These words were very close to the ones that Palmeiro used earlier this year when testifying before a Congressional committee that was investigating steroid use in baseball. This time, however, there was the addition of the word "intentionally."
Palmeiro's presence at the Congressional hearing arose at least in part from his presence in Jose Canseco's book. Palmeiro was one of a number of players accused by Canseco of using steroids. In his testimony before the Congressional committee, Palmeiro categorically denied the allegation.
Now, however, we have something much more damaging and tangible than accusations by a former player in a tell-all book. We have a positive test for use of a banned substance. And that brings us back to "intentionally."
"When I found out that I failed a test under the new drug policy," Palmeiro said Monday, "I filed a grievance and challenged the suspension on the basis that I have never intentionally taken a banned substance. Ultimately, although I never intentionally put a banned substance into my body -- the independent arbitrator ruled that I had to be suspended under the terms of the program."
Palmeiro had no explanation for how a banned substance might have unintentionally entered his body. This, of course, is the fundamental weakness in this particular defense.
Palmeiro went on to apologize to Major League Baseball, the Baltimore Orioles organization, his teammates on the Orioles, and his fans. And he went on to profess his great love for the game.
These were statements that had to be made in a situation such as this.

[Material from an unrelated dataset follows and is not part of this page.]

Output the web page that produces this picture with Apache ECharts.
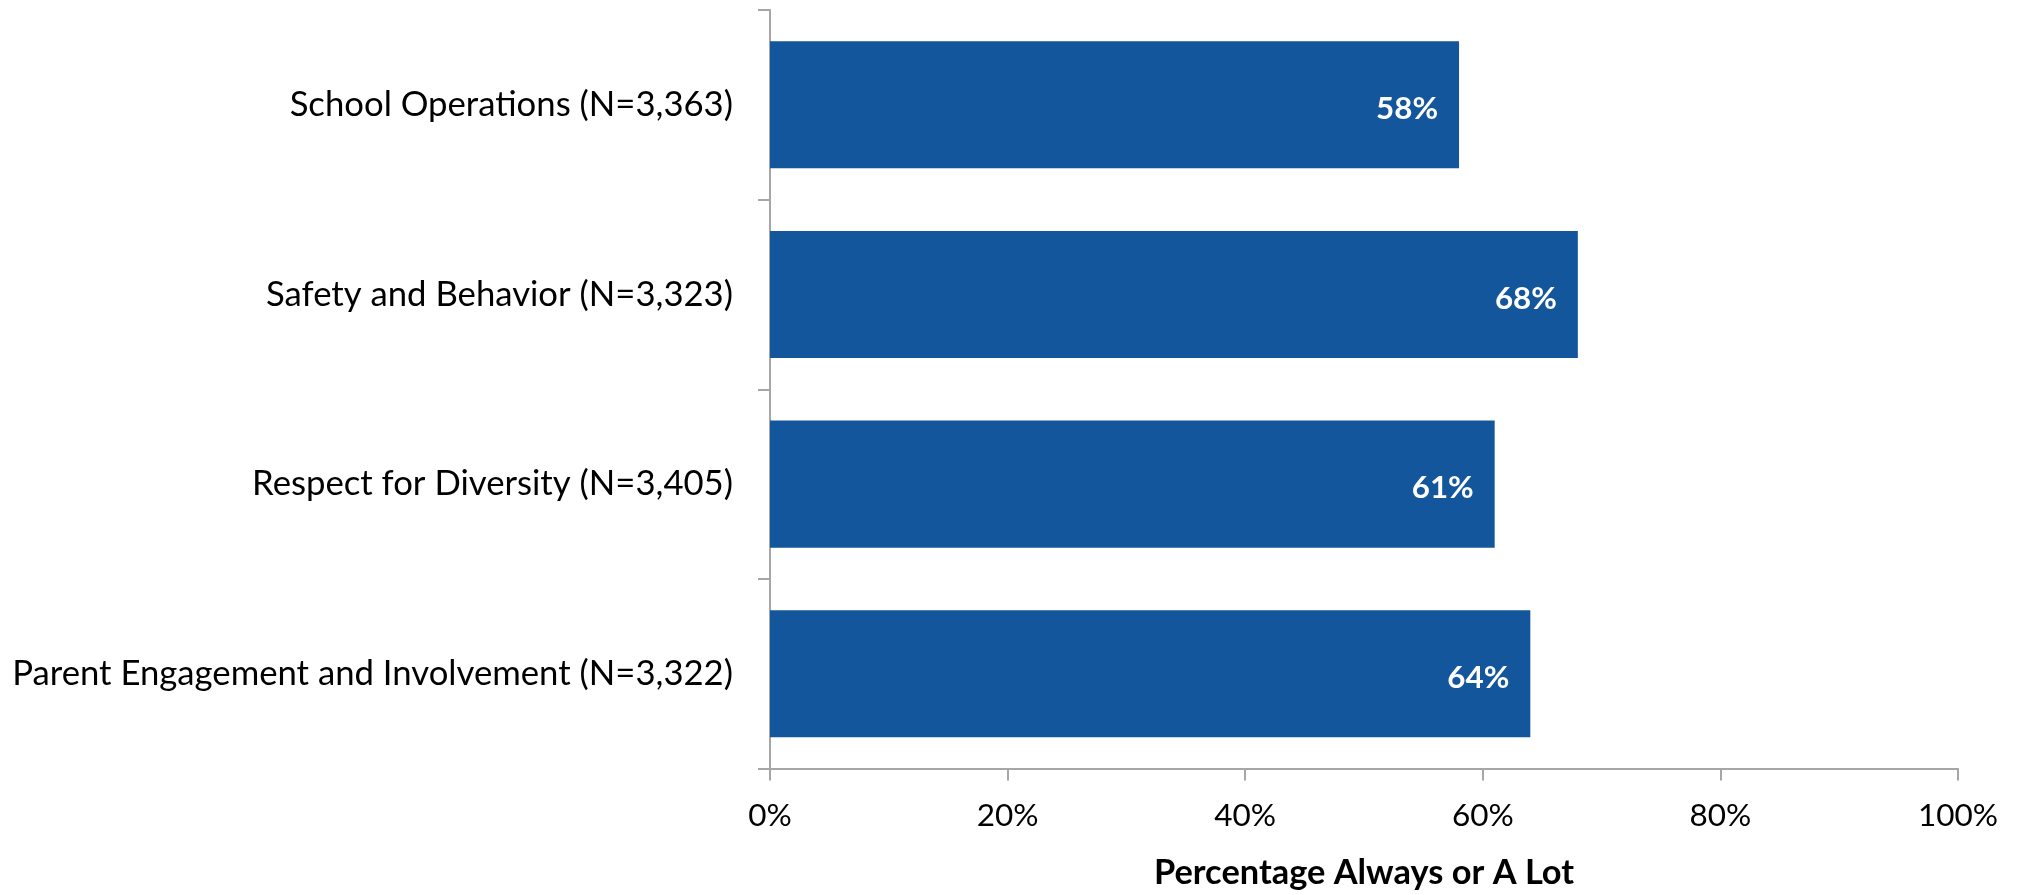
<!DOCTYPE html>
<html>
<head>
<meta charset="utf-8">
<script src="https://cdn.jsdelivr.net/npm/echarts@6/dist/echarts.min.js"></script>
<style>
html,body{margin:0;padding:0;background:#fff;}
#chart{width:2018px;height:895px;}
</style>
</head>
<body>
<div id="chart"></div>
<script>
const categories = [
  'School Operations (N=3,363)',
  'Safety and Behavior (N=3,323)',
  'Respect for Diversity (N=3,405)',
  'Parent Engagement and Involvement (N=3,322)'
];
const values = [58, 68, 61, 64];
const axisTitle = 'Percentage Always or A Lot';
const tickLabels = ['0%', '20%', '40%', '60%', '80%', '100%'];

const FONT = 'Lato';
const ctx = document.createElement('canvas').getContext('2d');
function fit(text, target, weight) {
  ctx.font = (weight || 'normal') + ' 100px ' + FONT;
  return Math.round(100 * target / ctx.measureText(text).width * 10) / 10;
}
const catSize = fit(categories[3], 721);
const tickSize = fit('100%', 80);
const nameSize = fit(axisTitle, 420, 'bold');
const valSize = fit('58%', 62, 'bold');

const axisColor = '#a6a6a6';
const chart = echarts.init(document.getElementById('chart'));
chart.setOption({
  animation: false,
  grid: { left: 770, right: 60, top: 10, bottom: 122 },
  xAxis: {
    type: 'value', min: 0, max: 100, interval: 20,
    axisLine: { show: true, lineStyle: { color: axisColor, width: 2 } },
    axisTick: { show: true, length: 12, lineStyle: { color: axisColor, width: 2 } },
    splitLine: { show: false },
    axisLabel: {
      formatter: v => tickLabels[v / 20], color: '#000', fontFamily: FONT,
      fontSize: tickSize, lineHeight: tickSize, margin: 31
    },
    name: axisTitle, nameLocation: 'middle', nameGap: 87,
    nameTextStyle: { fontFamily: FONT, fontWeight: 'bold', fontSize: nameSize, lineHeight: nameSize, color: '#000' }
  },
  yAxis: {
    type: 'category', data: categories, inverse: true,
    axisLine: { show: true, lineStyle: { color: axisColor, width: 2 } },
    axisTick: { show: true, length: 12, lineStyle: { color: axisColor, width: 2 } },
    axisLabel: { color: '#000', fontFamily: FONT, fontSize: catSize, margin: 37 }
  },
  series: [{
    type: 'bar', data: values, barCategoryGap: '33%',
    itemStyle: { color: '#13569b' },
    label: {
      show: true, position: 'insideRight', distance: 21, offset: [0, 4],
      formatter: p => p.value + '%', color: '#fff', fontFamily: FONT,
      fontWeight: 'bold', fontSize: valSize
    }
  }]
});
</script>
</body>
</html>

It is now up to the court of public opinion to judge his sincerity, and his intentions, for that matter.
Palmeiro will now serve a 10-day suspension, under the terms of the drug program, the terms that have been widely criticized as being far too lenient. It is sadly ironic that this occurred in the same summer in which Rafael Palmeiro reached the 3,000-hit mark, the same summer in which his career was reviewed and renewed and found to be, by the weight of the numbers he produced, exceptional.
The spotlight was on Rafael Palmeiro then, but it was shining a warm, friendly light. His work had to be measured against that of the truly great. It was like a lifetime achievement award was belatedly coming for this player. This was much bigger than even the Viagra ads.
Now, the spotlight that will be shining on Rafael Palmeiro will be simply harsh and unforgiving. Palmeiro is the biggest "name" thus far to have been caught and publicized under baseball's new testing program. This is a distinction you really don't want to have.
The question with Rafael Palmeiro now is not about his production, his consistency, his durability. The question now is not even whether he used banned performance-enhancing substances. The tests say that he did. The question is whether you choose to believe his explanation; that his use of these substances was unintentional.
How you answer that question determines your view of his legacy. At the moment, the very best thing you can objectively say is that his previously wonderful body of work has been placed under a cloud. And unintentionally or not, he put the cloud there himself.